We often fear what we do not understand, and lawyers are not exempt from this theory. E-discovery is still one of those items often dreaded by law firms … and sometimes for good reason. There is a dark cloud of mystery around e-discovery and at times it is hard to see through it. Some questions that often arise include: How is e-discovery supposed to be used? What are the real benefits? Why can't we go around it?

When e-discovery first appeared, it was perceived as a mysterious thing that computer/technical people created. Actually, that is only partially true. As soon as the ability to store electronic data became available, e-discovery began to play an integral role in legal matters. In my daily work, I often find that the mystery surrounding e-discovery is still prevalent in many of today's law firms.

One of the larger hurdles surrounding e-discovery is those parties who have the job of educating others about it and its various uses.
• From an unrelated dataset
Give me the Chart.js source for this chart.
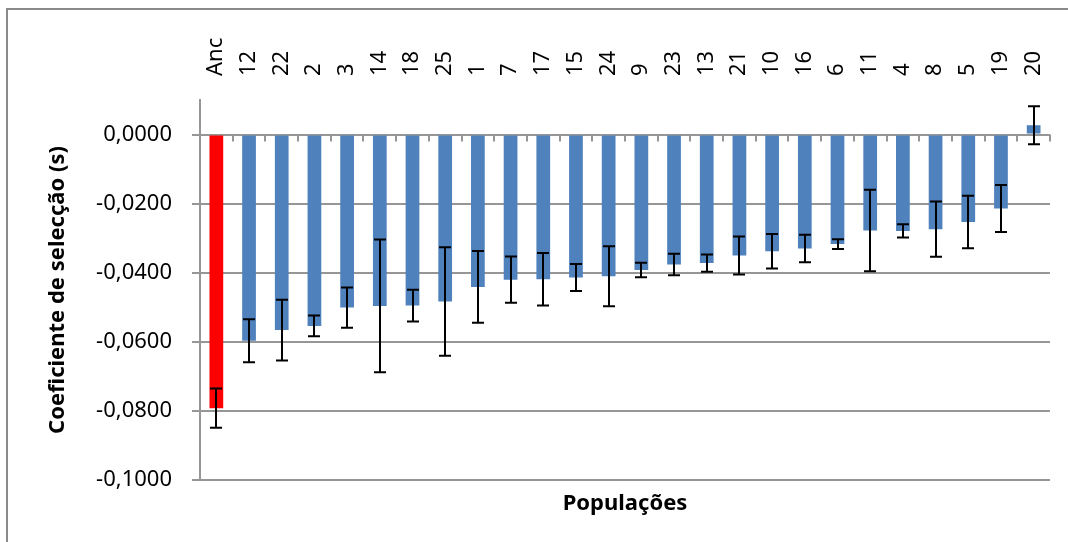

More often than not, individuals who are technical in nature are in charge of spearheading this initiative. Frequently, these individuals have a hard time properly conveying their message to the attorneys. Before we even begin any e-discovery-related tasks, the first thing I do is educate those who are working on the matter about what we are doing and why. This allows for all parties to fully understand what the mission is and how e-discovery will impact the current case. The education of all who will be involved is an integral part of the process; without it, difficulties arise while working through the e-discovery process.